_The request_: Could you retype the lines below, starting at the line holding "Convert this chart to Bokeh code." and stopping at the line holding "return Y0 + (FRAME_B - py) / PX_PER_UNIT", inclusive? Copy them exactly and drop the images.

_Input data_:

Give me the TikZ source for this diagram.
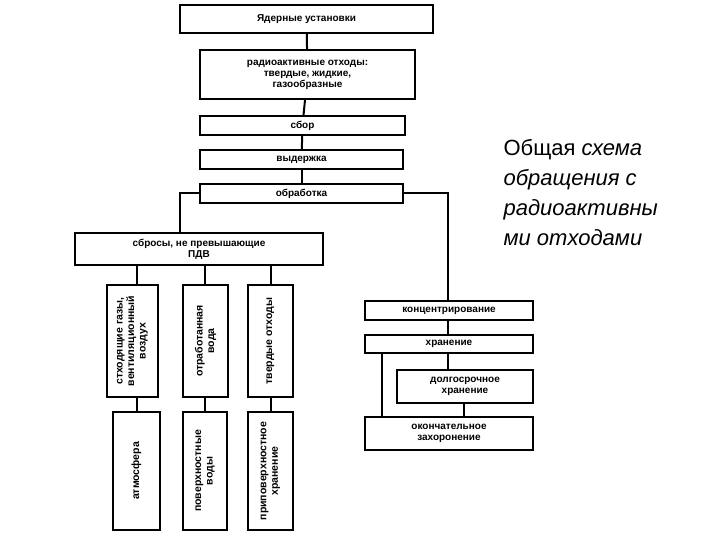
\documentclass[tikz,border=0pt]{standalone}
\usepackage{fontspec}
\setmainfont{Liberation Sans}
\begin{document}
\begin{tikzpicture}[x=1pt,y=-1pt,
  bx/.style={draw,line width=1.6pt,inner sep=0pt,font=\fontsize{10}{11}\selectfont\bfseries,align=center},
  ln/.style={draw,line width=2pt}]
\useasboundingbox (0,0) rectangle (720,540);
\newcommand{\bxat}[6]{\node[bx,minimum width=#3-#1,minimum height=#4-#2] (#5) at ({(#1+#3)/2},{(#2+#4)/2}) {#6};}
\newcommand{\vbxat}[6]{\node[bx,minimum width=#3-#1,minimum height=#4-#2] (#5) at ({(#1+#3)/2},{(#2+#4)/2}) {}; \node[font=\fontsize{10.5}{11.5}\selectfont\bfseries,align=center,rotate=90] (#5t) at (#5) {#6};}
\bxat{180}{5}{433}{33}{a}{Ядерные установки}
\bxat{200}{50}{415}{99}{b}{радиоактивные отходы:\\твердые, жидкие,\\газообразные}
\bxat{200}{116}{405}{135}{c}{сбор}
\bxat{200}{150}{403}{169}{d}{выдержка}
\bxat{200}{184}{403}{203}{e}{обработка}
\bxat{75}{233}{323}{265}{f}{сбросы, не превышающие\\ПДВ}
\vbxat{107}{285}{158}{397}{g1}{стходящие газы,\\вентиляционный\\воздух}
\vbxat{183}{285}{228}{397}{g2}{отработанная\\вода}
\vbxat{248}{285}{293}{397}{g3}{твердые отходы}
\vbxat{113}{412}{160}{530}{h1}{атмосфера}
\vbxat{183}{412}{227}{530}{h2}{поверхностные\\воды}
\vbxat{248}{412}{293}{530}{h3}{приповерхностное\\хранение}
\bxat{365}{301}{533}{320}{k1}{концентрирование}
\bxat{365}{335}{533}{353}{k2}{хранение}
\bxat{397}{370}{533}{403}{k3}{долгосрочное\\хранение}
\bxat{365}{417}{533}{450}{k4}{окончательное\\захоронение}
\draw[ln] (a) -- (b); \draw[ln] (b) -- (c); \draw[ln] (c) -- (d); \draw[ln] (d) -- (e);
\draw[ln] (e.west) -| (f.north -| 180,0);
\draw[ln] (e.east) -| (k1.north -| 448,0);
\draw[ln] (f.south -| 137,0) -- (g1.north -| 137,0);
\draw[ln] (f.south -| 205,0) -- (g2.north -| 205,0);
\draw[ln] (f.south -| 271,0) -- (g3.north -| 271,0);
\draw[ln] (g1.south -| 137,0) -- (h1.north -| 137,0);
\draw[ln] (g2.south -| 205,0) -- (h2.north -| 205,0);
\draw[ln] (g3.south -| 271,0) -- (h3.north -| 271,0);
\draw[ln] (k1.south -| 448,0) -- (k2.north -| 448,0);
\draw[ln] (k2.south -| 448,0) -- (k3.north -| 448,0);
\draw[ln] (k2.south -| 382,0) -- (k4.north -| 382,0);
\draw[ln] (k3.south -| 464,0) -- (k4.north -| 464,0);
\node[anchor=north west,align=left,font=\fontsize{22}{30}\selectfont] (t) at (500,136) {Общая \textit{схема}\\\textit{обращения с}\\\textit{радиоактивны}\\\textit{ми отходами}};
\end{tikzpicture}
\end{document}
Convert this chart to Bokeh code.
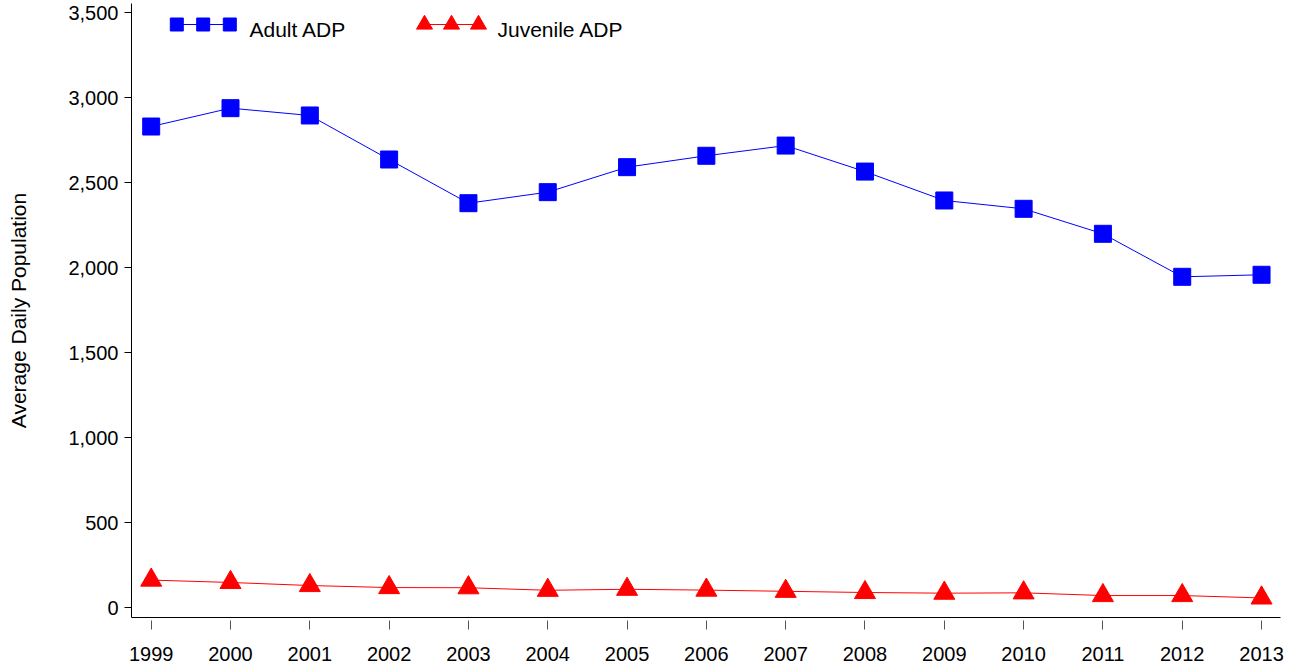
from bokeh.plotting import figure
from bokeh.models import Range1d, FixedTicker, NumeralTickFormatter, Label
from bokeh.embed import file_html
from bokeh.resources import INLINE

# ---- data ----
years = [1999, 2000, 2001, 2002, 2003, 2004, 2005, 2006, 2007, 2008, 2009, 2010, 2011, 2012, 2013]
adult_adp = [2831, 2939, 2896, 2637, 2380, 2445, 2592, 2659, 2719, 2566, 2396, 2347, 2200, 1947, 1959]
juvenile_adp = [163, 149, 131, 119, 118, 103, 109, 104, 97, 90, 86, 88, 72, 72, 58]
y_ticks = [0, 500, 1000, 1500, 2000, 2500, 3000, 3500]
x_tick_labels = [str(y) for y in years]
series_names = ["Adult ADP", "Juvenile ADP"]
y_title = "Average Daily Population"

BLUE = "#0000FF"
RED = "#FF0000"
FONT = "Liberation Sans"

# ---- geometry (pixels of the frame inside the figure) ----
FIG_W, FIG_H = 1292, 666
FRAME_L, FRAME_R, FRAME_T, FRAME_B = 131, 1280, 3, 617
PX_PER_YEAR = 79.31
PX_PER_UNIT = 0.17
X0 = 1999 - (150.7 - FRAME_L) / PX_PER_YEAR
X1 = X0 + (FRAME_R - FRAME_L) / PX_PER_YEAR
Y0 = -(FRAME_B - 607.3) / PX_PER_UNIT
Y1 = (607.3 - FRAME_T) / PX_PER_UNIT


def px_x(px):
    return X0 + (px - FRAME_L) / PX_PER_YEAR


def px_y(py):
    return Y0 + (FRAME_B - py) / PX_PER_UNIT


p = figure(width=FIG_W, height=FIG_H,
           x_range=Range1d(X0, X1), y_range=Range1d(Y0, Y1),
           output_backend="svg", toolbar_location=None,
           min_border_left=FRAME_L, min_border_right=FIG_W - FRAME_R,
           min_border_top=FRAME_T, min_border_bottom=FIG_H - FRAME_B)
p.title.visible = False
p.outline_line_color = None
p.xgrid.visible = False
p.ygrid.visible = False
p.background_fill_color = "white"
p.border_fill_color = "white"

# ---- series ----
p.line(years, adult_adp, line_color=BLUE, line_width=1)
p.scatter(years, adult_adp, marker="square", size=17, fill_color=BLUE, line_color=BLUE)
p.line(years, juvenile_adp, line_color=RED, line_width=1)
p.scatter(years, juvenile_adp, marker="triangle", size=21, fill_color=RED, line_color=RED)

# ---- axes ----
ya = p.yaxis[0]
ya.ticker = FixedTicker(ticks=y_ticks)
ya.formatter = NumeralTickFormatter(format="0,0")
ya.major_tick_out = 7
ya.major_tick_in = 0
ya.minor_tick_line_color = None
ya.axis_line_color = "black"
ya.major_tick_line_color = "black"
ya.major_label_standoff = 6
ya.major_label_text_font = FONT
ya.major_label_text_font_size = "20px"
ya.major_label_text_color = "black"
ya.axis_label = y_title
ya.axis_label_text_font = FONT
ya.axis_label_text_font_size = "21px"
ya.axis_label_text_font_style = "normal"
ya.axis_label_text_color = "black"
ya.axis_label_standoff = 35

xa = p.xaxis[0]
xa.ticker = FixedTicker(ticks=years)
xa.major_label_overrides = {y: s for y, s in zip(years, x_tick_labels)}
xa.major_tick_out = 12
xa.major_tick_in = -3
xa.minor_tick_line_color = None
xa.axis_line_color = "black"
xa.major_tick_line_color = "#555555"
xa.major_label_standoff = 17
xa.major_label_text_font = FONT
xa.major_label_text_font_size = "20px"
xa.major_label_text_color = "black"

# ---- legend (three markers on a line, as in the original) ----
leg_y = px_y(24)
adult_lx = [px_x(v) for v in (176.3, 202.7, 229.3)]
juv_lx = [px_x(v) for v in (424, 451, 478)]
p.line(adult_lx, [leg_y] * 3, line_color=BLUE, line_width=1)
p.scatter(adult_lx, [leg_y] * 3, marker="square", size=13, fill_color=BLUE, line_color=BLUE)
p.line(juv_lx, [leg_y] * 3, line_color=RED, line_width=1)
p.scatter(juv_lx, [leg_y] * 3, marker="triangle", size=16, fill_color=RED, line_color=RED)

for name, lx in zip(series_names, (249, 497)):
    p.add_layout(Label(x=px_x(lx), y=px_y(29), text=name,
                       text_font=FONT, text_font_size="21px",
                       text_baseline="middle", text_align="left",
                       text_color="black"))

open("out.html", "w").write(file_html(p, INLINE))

_Expected answer_:
Convert this chart to Bokeh code.
from bokeh.plotting import figure
from bokeh.models import Range1d, FixedTicker, NumeralTickFormatter, Label
from bokeh.embed import file_html
from bokeh.resources import INLINE

# ---- data ----
years = [1999, 2000, 2001, 2002, 2003, 2004, 2005, 2006, 2007, 2008, 2009, 2010, 2011, 2012, 2013]
adult_adp = [2831, 2939, 2896, 2637, 2380, 2445, 2592, 2659, 2719, 2566, 2396, 2347, 2200, 1947, 1959]
juvenile_adp = [163, 149, 131, 119, 118, 103, 109, 104, 97, 90, 86, 88, 72, 72, 58]
y_ticks = [0, 500, 1000, 1500, 2000, 2500, 3000, 3500]
x_tick_labels = [str(y) for y in years]
series_names = ["Adult ADP", "Juvenile ADP"]
y_title = "Average Daily Population"

BLUE = "#0000FF"
RED = "#FF0000"
FONT = "Liberation Sans"

# ---- geometry (pixels of the frame inside the figure) ----
FIG_W, FIG_H = 1292, 666
FRAME_L, FRAME_R, FRAME_T, FRAME_B = 131, 1280, 3, 617
PX_PER_YEAR = 79.31
PX_PER_UNIT = 0.17
X0 = 1999 - (150.7 - FRAME_L) / PX_PER_YEAR
X1 = X0 + (FRAME_R - FRAME_L) / PX_PER_YEAR
Y0 = -(FRAME_B - 607.3) / PX_PER_UNIT
Y1 = (607.3 - FRAME_T) / PX_PER_UNIT


def px_x(px):
    return X0 + (px - FRAME_L) / PX_PER_YEAR


def px_y(py):
    return Y0 + (FRAME_B - py) / PX_PER_UNIT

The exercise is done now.